Thursday, December 14, 2006

Kierkegaard quotes (II)

The Kierkegaardian pseudonym Johannes Climacus, in Philosophical Fragments, recommends the following as a kind of (you might call it) statement of faith:
"...despite all objections, which I myself have fully considered in a form far more terrifying than the formulations anyone else is capable of posing to me, I nevertheless chose the improbable."
A point of clarification: The context in which this quote appears suggests that the term "improbable" here means not of low probability, but rather, beyond all categories of probability. The distinction between low and high probability is a quantitative one, as opposed to the qualitative distinction (parallel to that between finitude and infinitude) that is meant here. So Climacus' use of "improbable" is nothing like when e.g. Dawkins says that it is "improbable" that God exists. As Dawkins means it, the claim (that the probability that God exists is very low) is a category mistake: the realm of probability is the realm of the empirical, while religious categories are qualitatively higher.

The quoted statement sounds excessively strong, to the point of being prideful. But I kinda feel that the learning curve with respect to arguments contra (and also pro) faith reaches its plateau relatively quickly - I think you can pretty much exhaust all the important moves in the arguments without too much trouble. And if you've done that (a worthwhile endeavor for every believer), and weathered whatever crises of faith as might have popped up, the "objections" get demoted to the status of non-"terrifying" intellectual exercises. (It's impossible to inoculate oneself against crises of faith entirely. But dealing with the intellectual routes into them seems to be a tractable task.)

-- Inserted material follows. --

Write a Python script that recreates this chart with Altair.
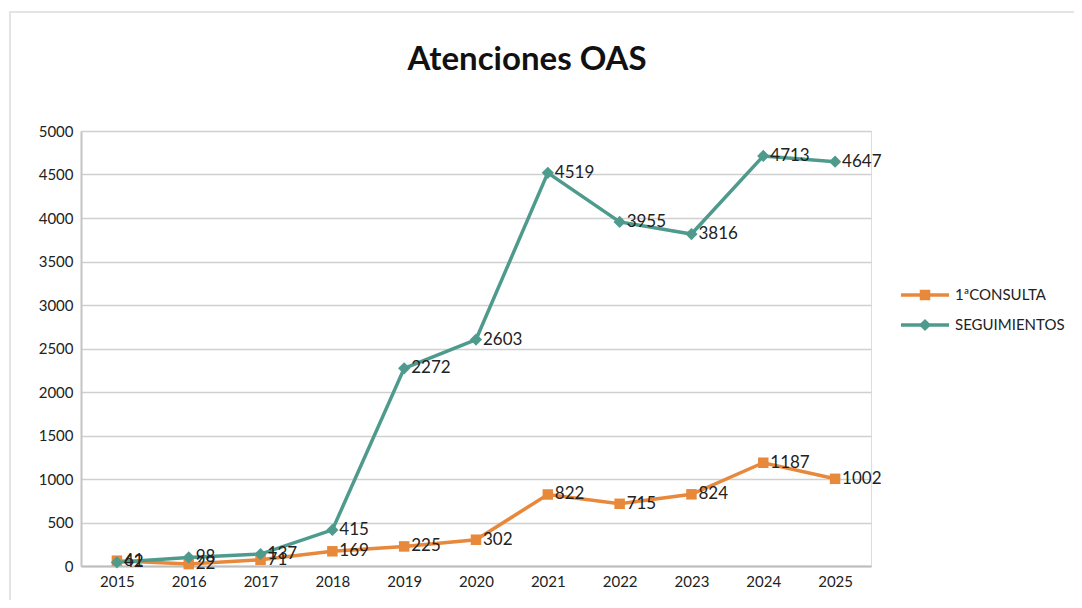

A piece of trivia: A prof informs me that the original Danish title is better translated as "Philosophical Crumbs". That is an awesome title. Why the hell someone would choose to go with "Fragments" instead is beyond me. Bloody fuddy duddy philosophical translators.... (The Danish, Smuler, even sounds like a crumby word.)

2 comments:

Anonymous said...

My prof told me it's because the translators thought it'd bhe too unpalatable for a great book.

Toby said...

The rationale would have to be something like that, but that's a crazy silly rationale.